MOSCOW: The rouble defied falling oil prices to firm on Friday, buoyed by what traders said were sizeable interventions by the central bank after President Vladimir Putin gave instructions to deal with "speculators" he blames for weakening the currency.
Russian stocks fell heavily, however, weighed down by oil prices falling further below $70 per barrel. The dollar-based RTS stock index fell below 900 for the first time since July 2009, briefly hitting a five-year low of 893 points, only to rebound as the rouble suddenly strengthened.
At 1515 GMT, the rouble was up 1.7 percent at 53.39 against the dollar and 2.7 percent stronger at 65.68 against the euro.
The RTS fell 1.3 percent to 907 points.
The rouble-based MICEX stock index was down 2.9 percent to 1,537 points.
The rouble was in positive territory for most of the day but volatile, its periodic surges signalling interventions.
"It's undoubtedly the central bank - more than a billion dollars was sold in a few minutes. No one else is in a position to trade such volumes now," said a dealer at a big Russian bank.

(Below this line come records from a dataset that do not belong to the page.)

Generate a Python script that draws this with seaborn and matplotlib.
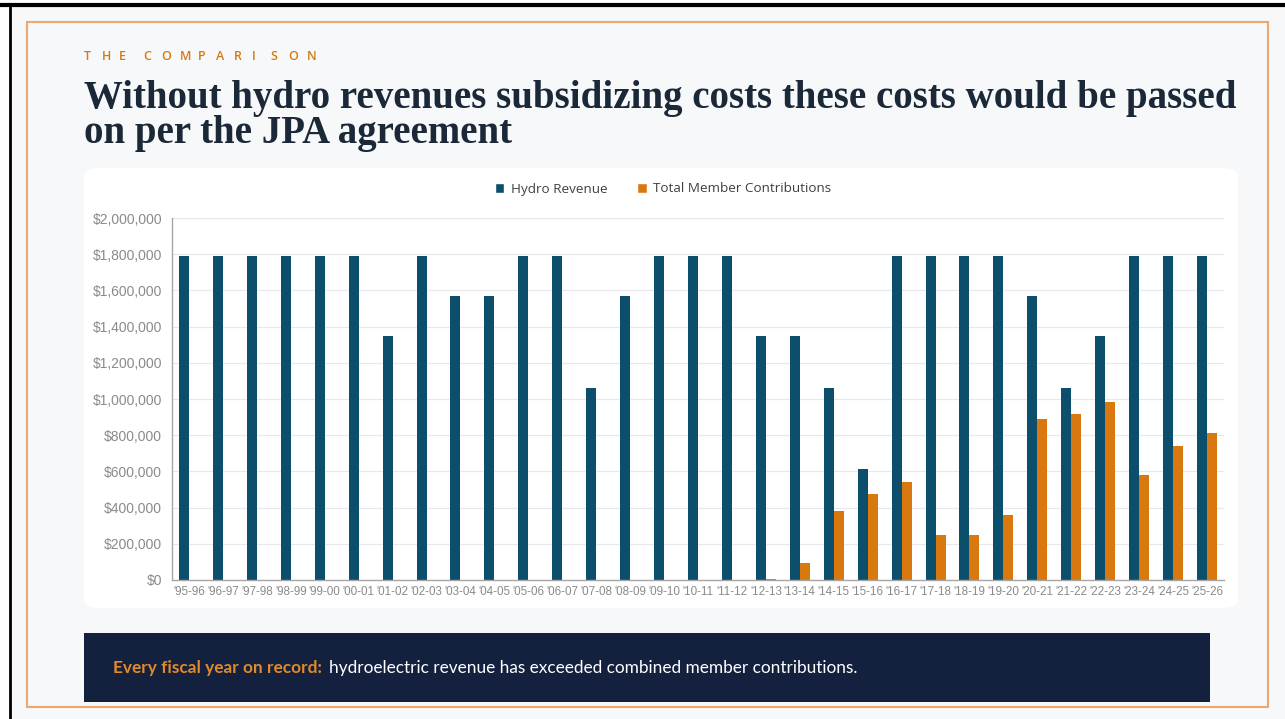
import matplotlib
matplotlib.use("Agg")
import matplotlib.pyplot as plt
from matplotlib.patches import FancyBboxPatch, Rectangle
from matplotlib.lines import Line2D
from matplotlib.ticker import FuncFormatter, FixedLocator
import pandas as pd
import seaborn as sns

# ---------------- data ----------------
years = ["'95-96", "'96-97", "'97-98", "'98-99", "'99-00", "'00-01", "'01-02", "'02-03",
         "'03-04", "'04-05", "'05-06", "'06-07", "'07-08", "'08-09", "'09-10", "'10-11",
         "'11-12", "'12-13", "'13-14", "'14-15", "'15-16", "'16-17", "'17-18", "'18-19",
         "'19-20", "'20-21", "'21-22", "'22-23", "'23-24", "'24-25", "'25-26"]
hydro_revenue = [1790000, 1790000, 1790000, 1790000, 1790000, 1790000, 1350000, 1790000,
                 1570000, 1570000, 1790000, 1790000, 1060000, 1570000, 1790000, 1790000,
                 1790000, 1350000, 1350000, 1060000, 615000, 1790000, 1790000, 1790000,
                 1790000, 1570000, 1060000, 1350000, 1790000, 1790000, 1790000]
member_contrib = [0, 0, 0, 0, 0, 0, 0, 0,
                  0, 0, 0, 0, 0, 0, 0, 0,
                  0, 4000, 95000, 380000, 475000, 540000, 248000, 248000,
                  357000, 889000, 917000, 982000, 580000, 740000, 814000]
series_names = ["Hydro Revenue", "Total Member Contributions"]
y_ticks = [0, 200000, 400000, 600000, 800000, 1000000, 1200000, 1400000,
           1600000, 1800000, 2000000]

kicker_words = ["THE", "COMPARISON"]
title_lines = ["Without hydro revenues subsidizing costs these costs would be passed",
               "on per the JPA agreement"]
footer_bold = "Every fiscal year on record:"
footer_text = "hydroelectric revenue has exceeded combined member contributions."

# ---------------- style ----------------
BLUE = "#0b4f6c"
ORANGE = "#d9780e"
NAVY = "#13203e"
TITLE_C = "#1b2838"
PAGE_BG = "#f7f8fa"
ORANGE_BORDER = "#f0a56a"

W, H = 1285, 719
sns.set_theme(style="white")
plt.rcParams["font.family"] = ["Liberation Sans", "DejaVu Sans"]

fig = plt.figure(figsize=(W / 100, H / 100), dpi=100)
fig.patch.set_facecolor("white")


def fx(px):
    return px / W


def fy(py):
    return 1 - py / H


# page background + frames
fig.patches.append(Rectangle((fx(10), 0), 1 - fx(10), fy(6), transform=fig.transFigure,
                             facecolor=PAGE_BG, edgecolor="none", zorder=0))
fig.lines.append(Line2D([0, 1], [fy(5), fy(5)], transform=fig.transFigure,
                        color="black", lw=3, zorder=1))
fig.lines.append(Line2D([fx(9.5), fx(9.5)], [0, fy(5)], transform=fig.transFigure,
                        color="black", lw=2, zorder=1))
fig.patches.append(Rectangle((fx(27), fy(707)), fx(1268 - 27), (707 - 22) / H,
                             transform=fig.transFigure, facecolor="none",
                             edgecolor=ORANGE_BORDER, lw=1.5, zorder=1))

# white chart card
fig.patches.append(FancyBboxPatch((fx(84), fy(608)), fx(1238 - 84), (608 - 168) / H,
                                  boxstyle="round,pad=0,rounding_size=0.012",
                                  transform=fig.transFigure, facecolor="white",
                                  edgecolor="none", zorder=1))

# footer box
fig.patches.append(Rectangle((fx(84), fy(702)), fx(1210 - 84), (702 - 633) / H,
                             transform=fig.transFigure, facecolor=NAVY,
                             edgecolor="none", zorder=1))

# kicker, letter-spaced
word_starts = [84, 143]
word_steps = [17.5, 18.2]
for word, x0, step in zip(kicker_words, word_starts, word_steps):
    for i, ch in enumerate(word):
        fig.text(fx(x0 + i * step), fy(57), ch, color=ORANGE, fontsize=9, fontweight=600,
                 family=["Open Sans", "DejaVu Sans"], va="center", ha="left")

fig.text(fx(84), fy(108), title_lines[0], color=TITLE_C, fontsize=28,
         fontweight="bold", family=["Liberation Serif", "DejaVu Serif"], va="baseline")
fig.text(fx(84), fy(143), title_lines[1], color=TITLE_C, fontsize=28,
         fontweight="bold", family=["Liberation Serif", "DejaVu Serif"], va="baseline")
fig.text(fx(113), fy(668), footer_bold, color="#e08a2a", fontsize=12.4, fontweight="bold",
         family=["Lato", "DejaVu Sans"], va="center", ha="left")
fig.text(fx(329), fy(668), footer_text, color="white", fontsize=12.4,
         family=["Lato", "DejaVu Sans"], va="center", ha="left")

# ---------------- chart ----------------
ax = fig.add_axes([fx(172), fy(580), fx(1224 - 172), (580 - 218) / H])
ax.set_zorder(3)
ax.patch.set_alpha(0)

df = pd.DataFrame({
    "year": years * 2,
    "value": hydro_revenue + member_contrib,
    "series": [series_names[0]] * len(years) + [series_names[1]] * len(years),
})
sns.barplot(data=df, x="year", y="value", hue="series", order=years,
            hue_order=series_names, palette=[BLUE, ORANGE], width=0.59,
            saturation=1, ax=ax, legend=False, linewidth=0)

ax.set_ylim(0, 2000000)
ax.set_xlim(-0.5, len(years) - 0.5)
ax.yaxis.set_major_locator(FixedLocator(y_ticks))
ax.yaxis.set_major_formatter(FuncFormatter(lambda v, p: f"${v:,.0f}"))
ax.grid(axis="y", color="#e6eaee", lw=0.9)
ax.set_axisbelow(True)
for s in ["top", "right"]:
    ax.spines[s].set_visible(False)
for s in ["left", "bottom"]:
    ax.spines[s].set_color("#a6a6a6")
    ax.spines[s].set_linewidth(1)
ax.set_xlabel("")
ax.set_ylabel("")
ax.tick_params(axis="y", length=4, width=0.8, color="#a6a6a6", labelsize=10,
               labelcolor="#8a8a8a", pad=3)
ax.tick_params(axis="x", which="major", length=0, labelsize=8.4, labelcolor="#8a8a8a", pad=4)
ax.set_xticks([i + 0.5 for i in range(-1, len(years))], minor=True)
ax.tick_params(axis="x", which="minor", length=4, width=0.8, color="#a6a6a6")

handles = [Rectangle((0, 0), 1, 1, facecolor=c) for c in [BLUE, ORANGE]]
fig.legend(handles, series_names, loc="center", bbox_to_anchor=(fx(663), fy(189)),
           ncol=2, frameon=False, handlelength=0.7, handleheight=0.7,
           handletextpad=0.5, columnspacing=2.2,
           prop={"family": ["Open Sans", "DejaVu Sans"], "size": 9.7})
for t in fig.legends[0].get_texts():
    t.set_color("#404040")

fig.savefig("out.png", dpi=100)
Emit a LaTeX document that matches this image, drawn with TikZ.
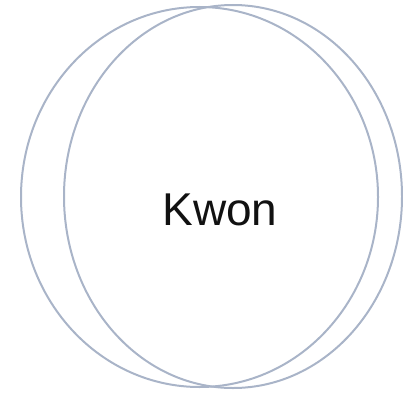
\documentclass[tikz,border=0pt]{standalone}
\usepackage{fontspec}
\usetikzlibrary{shapes.geometric}
\newfontfamily\labelfont{Liberation Sans}
\definecolor{ringB}{HTML}{A9B4C8}
\definecolor{ink}{HTML}{111111}
\tikzset{
  ringline/.style={ellipse, draw=ringB, line width=2pt, inner sep=0pt},
  biglabel/.style={font=\labelfont\fontsize{46}{50}\selectfont, text=ink}
}

\begin{document}
\begin{tikzpicture}[x=1pt,y=1pt]
\useasboundingbox (0,0) rectangle (403,392);

\node[ringline, minimum width=357pt, minimum height=380pt] (left) at (199.5,195) {};
\node[ringline, minimum width=338pt, minimum height=383pt] (right) at (233,195.5) {};

\node[biglabel] (kwon) at (220,182) {Kwon};

\end{tikzpicture}
\end{document}
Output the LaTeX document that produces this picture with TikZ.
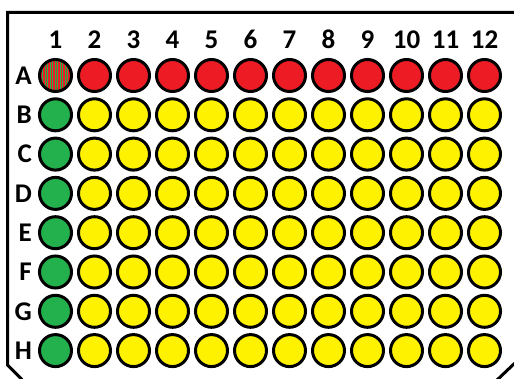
\documentclass[tikz,border=0pt]{standalone}
\usepackage{fontspec}
\setmainfont{Carlito}
\usetikzlibrary{positioning}
\definecolor{wellred}{HTML}{ED1C24}
\definecolor{wellyellow}{HTML}{FFF200}
\definecolor{wellgreen}{HTML}{22B14C}
\tikzset{
  well/.style={circle, draw=black, line width=3pt, inner sep=0pt, minimum size=32pt},
  redwell/.style={well, fill=wellred},
  yellowwell/.style={well, fill=wellyellow},
  greenwell/.style={well, fill=wellgreen},
  mixwell/.style={well, fill=wellred, path picture={
      \foreach \s in {-16,-13.5,...,16}
        \fill[wellgreen] ([xshift=\s pt]path picture bounding box.south) rectangle ++(1.2pt,32pt);}},
  plate/.style={draw=black, line width=3pt},
  lbl/.style={font=\fontsize{27}{27}\selectfont\bfseries, inner sep=0pt}
}

\begin{document}
\begin{tikzpicture}[x=1pt, y=-1pt]
  \useasboundingbox (0,0) rectangle (514,379);
  % plate outline
  \draw[plate] (518,12.5) -- (7.5,12.5) -- (7.5,365) -- (22,379.5);
  \draw[plate] (497,380) -- (516,362);
  % row A
  \node[mixwell] (A1) at (55.5,75.5) {};
  \foreach \c in {2,...,12}
    \node[redwell] (A\c) at (55.5+39*\c-39,75.5) {};
  % rows B to H
  \foreach \r [count=\i] in {B,...,H} {
    \node[greenwell] (\r1) at (55.5,75.5+39.3*\i) {};
    \foreach \c in {2,...,12}
      \node[yellowwell] (\r\c) at (55.5+39*\c-39,75.5+39.3*\i) {};
  }
  % labels
  \foreach \c in {1,...,12}
    \node[lbl, above=9pt of A\c] (col\c) {\c};
  \foreach \r in {A,...,H}
    \node[lbl, left=6pt of \r1] (row\r) {\r};
\end{tikzpicture}
\end{document}
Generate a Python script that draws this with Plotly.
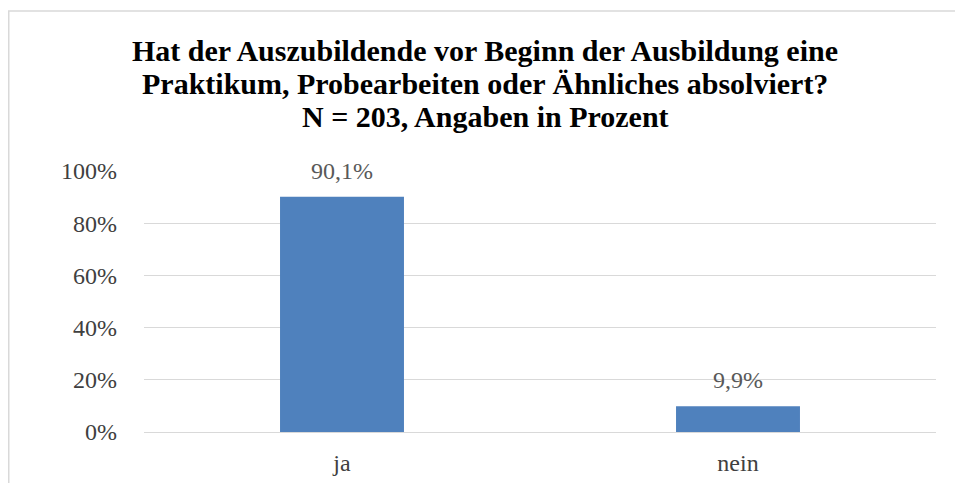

Investors were unnerved on Thursday by Putin's harsh anti-Western rhetoric over Ukraine and sceptical about promised pro-business reforms he outlined in a speech.
"The proposals are perceived now as inadequate steps for returning the trust of the business community after the kind of decisions that were taken this year," VTB24 analyst Stanislav Kleshev said, referring especially to the state's confiscation of oil firm Bashneft from leading conglomerate Sistema.
Sistema shares were down 12 percent on Friday following a 13 percent slide on Thursday. SPECULATORS
In his speech, Putin told the central bank and the finance ministry to cooperate in tackling speculators on the currency market - a mixed blessing for the rouble, given jitters about possible capital controls. With its interventions "the central bank is obeying the instructions of (Putin) who apparently does not want the dollar firmer than 54 (roubles)," said a dealer at a big Western bank.
"But at root this won't change the situation: oil is cheap, sanctions are in place, the population keeps on stocking imported goods despite the rouble's rate and the revenues from those sales are immediately converted into foreign currency."
The central bank said it had conducted $1.9 billion worth of interventions on Dec. 2, raising the total this week, before Friday, to $2.6 billion. It releases its interventions data with a two-day lag.